Des Fermes Solaires aux Châteaux d'Eau
Alors que le solaire et l'éolien ont dominé l'approvisionnement en énergies renouvelables des entreprises pendant des années, l'hydroélectricité apporte quelque chose de différent : la fiabilité. Contrairement à leurs cousins renouvelables intermittents, les centrales hydroélectriques peuvent produire de l'électricité 24 heures sur 24, un facteur critique pour les opérations d'IA gourmandes en énergie qui ne peuvent se permettre d'interruption.
« Le secteur technologique n'est plus seulement proactif en matière d'énergies renouvelables, il est en mode survie », explique un expert en financement des énergies renouvelables. « Les centres de données sont les nouvelles usines, et les électrons propres sont la monnaie de la croissance numérique. »
Les aspects économiques sont également logiques. Selon l'analyse du secteur, le prix de référence implicite de l'accord, d'environ 51 dollars par mégawattheure, reste compétitif par rapport aux options alternatives dans la région, tout en offrant une stabilité face à la volatilité du marché.
Rajeunir les Infrastructures Vieillissantes
Ce qui rend l'accord révolutionnaire, c'est son approche de l'infrastructure existante. Plutôt que de construire de nouvelles installations, Brookfield va renouveler les licences et moderniser les centrales vieillissantes de Holtwood et Safe Harbor, prolongeant ainsi leur durée de vie opérationnelle tout en améliorant leur efficacité et leurs performances environnementales.

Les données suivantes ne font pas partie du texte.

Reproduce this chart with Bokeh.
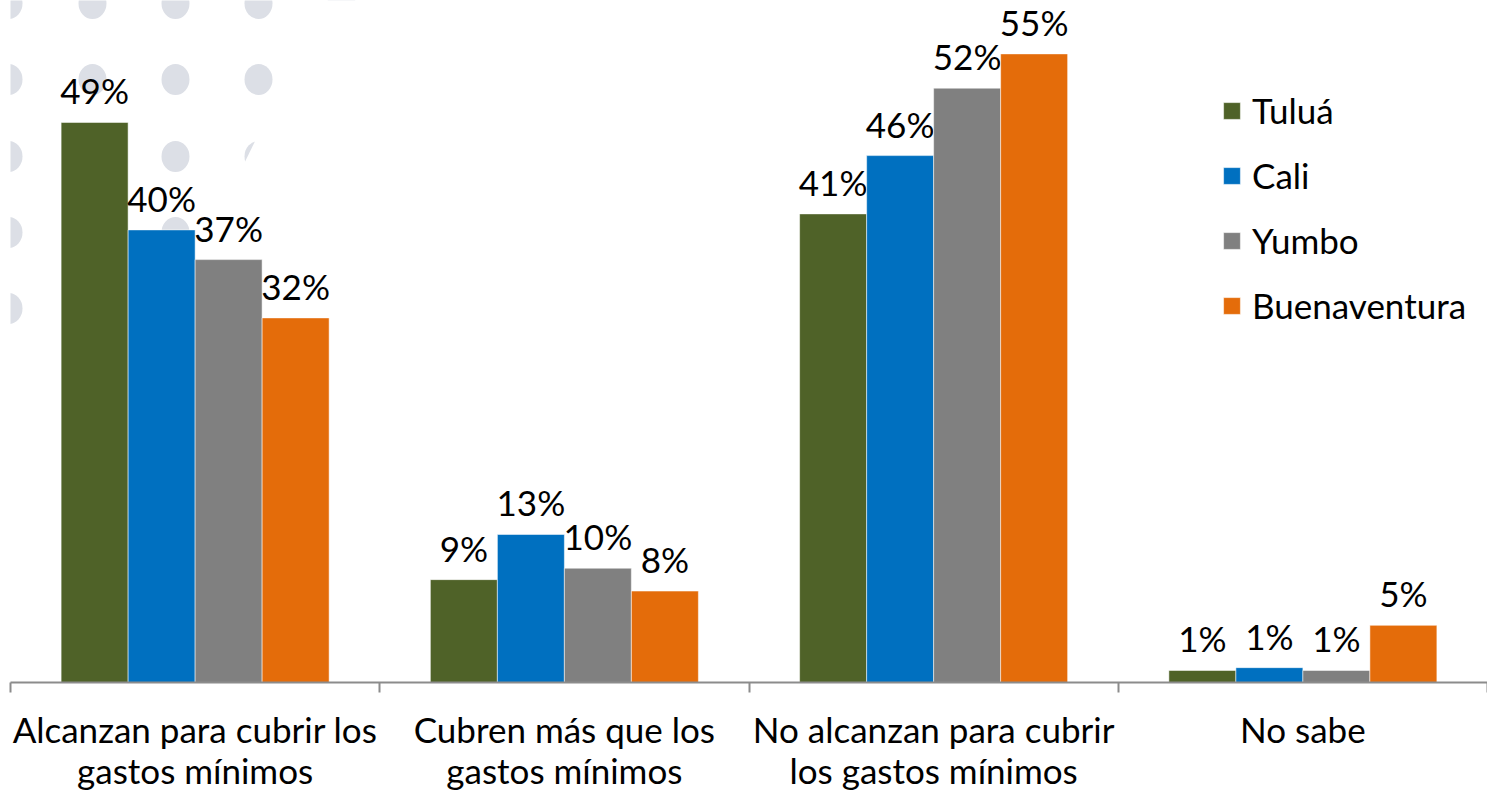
from bokeh.plotting import figure
from bokeh.models import (FactorRange, Range1d, LinearAxis, CategoricalAxis, FixedTicker,
                          Legend, LegendItem, ColumnDataSource)
from bokeh.transform import dodge
from bokeh.core.properties import value
from bokeh.embed import file_html
from bokeh.resources import INLINE

# ---------------- data ----------------
categories = [
    "Alcanzan para cubrir los\ngastos mínimos",
    "Cubren más que los\ngastos mínimos",
    "No alcanzan para cubrir\nlos gastos mínimos",
    "No sabe",
]
series = ["Tuluá", "Cali", "Yumbo", "Buenaventura"]
tulua = [49.0, 9.0, 41.0, 1.05]
cali = [39.6, 12.95, 46.1, 1.3]
yumbo = [37.0, 10.0, 52.0, 1.05]
buenaventura = [31.9, 8.0, 55.0, 5.0]
values_by_series = [tulua, cali, yumbo, buenaventura]

# ---------------- styling ----------------
colors = ["#4F6228", "#0070C0", "#808080", "#E46C0A"]
offsets = [-0.2722, -0.0907, 0.0907, 0.2722]
BAR_W = 0.1814
FONT = "Lato"
FS = "35px"
AXIS_COLOR = "#8C8C8C"
DOT_COLOR = "#DCDFE6"
FRAME_X0 = 10
FRAME_W = 1477
FRAME_H = 682
Y_TOP = 59.67

# decorative background dots (page pixel positions)
dot_cols = [8, 92, 175, 258, 341]
dot_rows = [3, 79, 156, 232, 308]


def px_to_cat(px):
    """page pixel x -> (first factor, offset) for the categorical range"""
    synth = (px - FRAME_X0) / (FRAME_W / len(categories))
    return (categories[0], synth - 0.5)


p = figure(
    x_range=FactorRange(*categories, range_padding=0),
    y_range=Range1d(0, Y_TOP),
    frame_width=FRAME_W, frame_height=FRAME_H,
    min_border=0, min_border_left=FRAME_X0, min_border_right=0, min_border_top=0,
    min_border_bottom=0,
    toolbar_location=None, output_backend="svg",
    x_axis_location=None, y_axis_location=None,
    outline_line_color=None,
)
p.xgrid.visible = False
p.ygrid.visible = False
p.background_fill_color = "white"
p.border_fill_color = "white"

p.extra_y_ranges = {"px": Range1d(FRAME_H, 0)}

# background dots
dx, dy = [], []
for yy in dot_rows:
    for xx in dot_cols:
        dx.append(px_to_cat(xx))
        dy.append(yy)
p.ellipse(x=dx, y=dy, width=28, height=31, width_units="screen", height_units="screen",
          y_range_name="px", fill_color=DOT_COLOR, line_color=None)
# diagonal cut of the dot pattern
p.patch(x=[px_to_cat(v) for v in [333, 460, 460, 162]], y=[-20, -20, 330, 330],
        y_range_name="px", fill_color="white", line_color=None)

renderers = []
for name, vals, col, off in zip(series, values_by_series, colors, offsets):
    src = ColumnDataSource(dict(cat=categories, val=vals, lab=[f"{round(v)}%" for v in vals]))
    r = p.vbar(x=dodge("cat", off, range=p.x_range), top="val", width=BAR_W, source=src,
               fill_color=col, line_color="white", line_alpha=0.5, line_width=1)
    renderers.append(r)
    p.text(x=dodge("cat", off, range=p.x_range), y="val", text="lab", source=src,
           text_align="center", text_baseline="alphabetic", y_offset=-32,
           text_font=value(FONT), text_font_size=FS, text_color="black")

# axis line with ticks at the category boundaries
num_axis = LinearAxis(ticker=FixedTicker(ticks=[0, 1, 2, 3, 4]),
                      major_tick_in=0, major_tick_out=10,
                      minor_tick_line_color=None,
                      major_label_text_font_size="0px", major_label_text_alpha=0,
                      major_label_standoff=0,
                      axis_line_color=AXIS_COLOR, axis_line_width=2,
                      major_tick_line_color=AXIS_COLOR, major_tick_line_width=2)
cat_axis = CategoricalAxis(axis_line_color=None, major_tick_line_color=None,
                           minor_tick_line_color=None,
                           major_label_text_font=FONT, major_label_text_font_size=FS,
                           major_label_text_color="black",
                           major_label_standoff=9, major_label_text_line_height=0.98)
p.add_layout(num_axis, "below")
p.add_layout(cat_axis, "below")

legend = Legend(items=[LegendItem(label=n, renderers=[r]) for n, r in zip(series, renderers)],
                location=(1211, 356), orientation="vertical",
                glyph_width=21, glyph_height=21, label_standoff=10,
                label_text_font=FONT, label_text_font_size=FS, label_text_color="black",
                spacing=23, padding=0, margin=0,
                border_line_color=None, background_fill_alpha=0)
p.add_layout(legend)

open("out.html", "w").write(file_html(p, INLINE))
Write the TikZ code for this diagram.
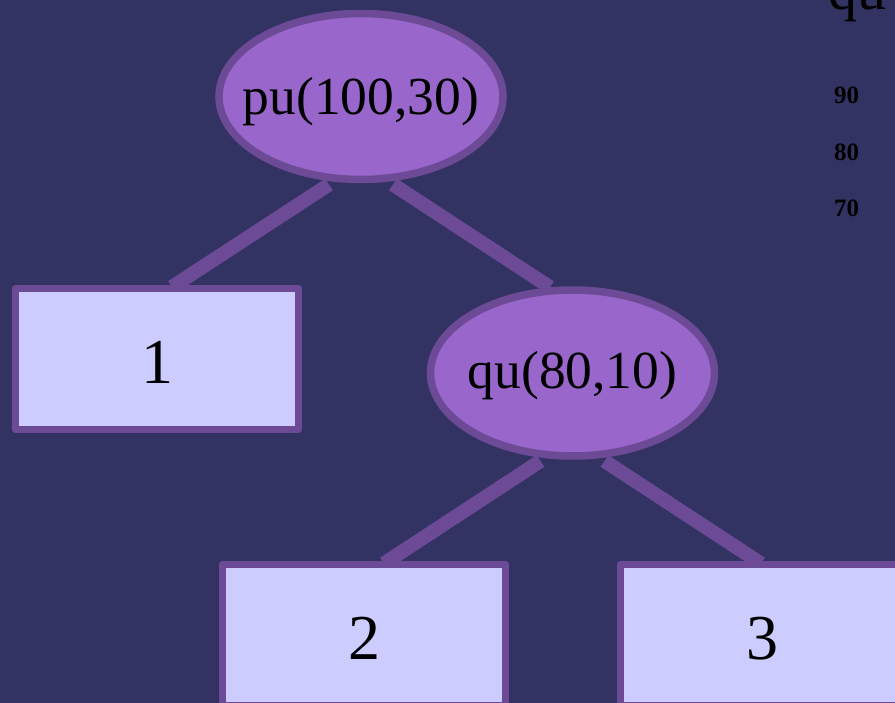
\documentclass[tikz,border=0pt]{standalone}
\usepackage{fontspec}
\setmainfont{Liberation Serif}
\usetikzlibrary{shapes.geometric,calc,backgrounds}

\definecolor{slatebg}{HTML}{333363}
\definecolor{nodeedge}{HTML}{6C4A96}
\definecolor{callfill}{HTML}{9966CC}
\definecolor{leaffill}{HTML}{CCCCFF}

% text placed with its baseline #1 below the node centre, taking no room
\newcommand\lowered[2]{\smash{\makebox[0pt]{\raisebox{-#1}{#2}}}}

\begin{document}
\begin{tikzpicture}[x=1pt,y=-1pt,
  callnode/.style={ellipse, draw=nodeedge, fill=callfill, line width=7.5pt,
    inner sep=0pt, minimum width=284pt, minimum height=166pt,
    font=\fontsize{53.5}{53.5}\selectfont},
  leafnode/.style={rectangle, draw=nodeedge, fill=leaffill, line width=7pt,
    line join=round, inner sep=0pt, minimum width=283.6pt, minimum height=141pt,
    font=\fontsize{64}{64}\selectfont},
  treeline/.style={draw=nodeedge, line width=14pt},
  sidetext/.style={anchor=base west, inner sep=0pt, text=black}]

\useasboundingbox (0,0) rectangle (895,703);

% tree nodes
\node[callnode] (pu) at (361,96.5) {\lowered{18pt}{pu(100,30)}};
\node[callnode] (qu) at (572.5,373) {\lowered{16pt}{qu(80,10)}};
\node[leafnode] (n1) at (157,359) {\lowered{25pt}{1}};
\node[leafnode] (n2) at (364,635) {\lowered{24pt}{2}};
\node[leafnode] (n3) at (762,635) {\lowered{24pt}{3}};

% heading fragment and value column on the right
\node[sidetext, font=\fontsize{58}{58}\selectfont] (head) at (828,10) {qu};
\node[sidetext, font=\bfseries\fontsize{25}{25}\selectfont] (v90) at (834,104) {90};
\node[sidetext, font=\bfseries\fontsize{25}{25}\selectfont] (v80) at (834,160.5) {80};
\node[sidetext, font=\bfseries\fontsize{25}{25}\selectfont] (v70) at (834,217) {70};

\begin{scope}[on background layer]
  \fill[slatebg] (0,0) rectangle (895,703);
  \path[treeline] ($(pu.center)+(-32,88)$) -- ($(n1.north)+(15,2)$);
  \path[treeline] ($(pu.center)+(32,88)$) -- ($(qu.north)+(-22.5,1)$);
  \path[treeline] ($(qu.center)+(-32,88)$) -- ($(n2.north)+(20,2.5)$);
  \path[treeline] ($(qu.center)+(32,88)$) -- ($(n3.north)+(-1,2.5)$);
\end{scope}
\end{tikzpicture}
\end{document}
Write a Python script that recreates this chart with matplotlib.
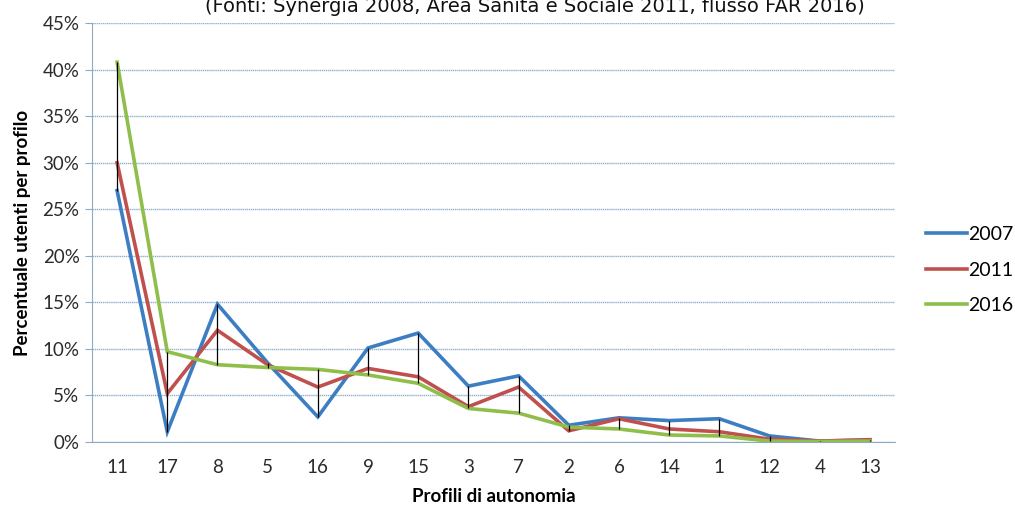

La rénovation nécessitera entre 900 millions et 1,1 milliard de dollars de dépenses en capital, y compris de nouvelles roues de turbine, des régulateurs numériques et des aménagements pour le passage des poissons. Jusqu'à 130 millions de dollars pourraient être récupérés grâce aux incitations à la modernisation hydroélectrique du ministère de l'Énergie américain annoncées fin 2024.
« Nous assistons essentiellement à la naissance de l'hydroélectricité en tant que classe d'actifs de quasi-stockage », suggère un stratège du marché de l'énergie. « Elle est de plus en plus reconnue comme une batterie à faible coût avec une durée de vie de 90 ans et sans dégradation. »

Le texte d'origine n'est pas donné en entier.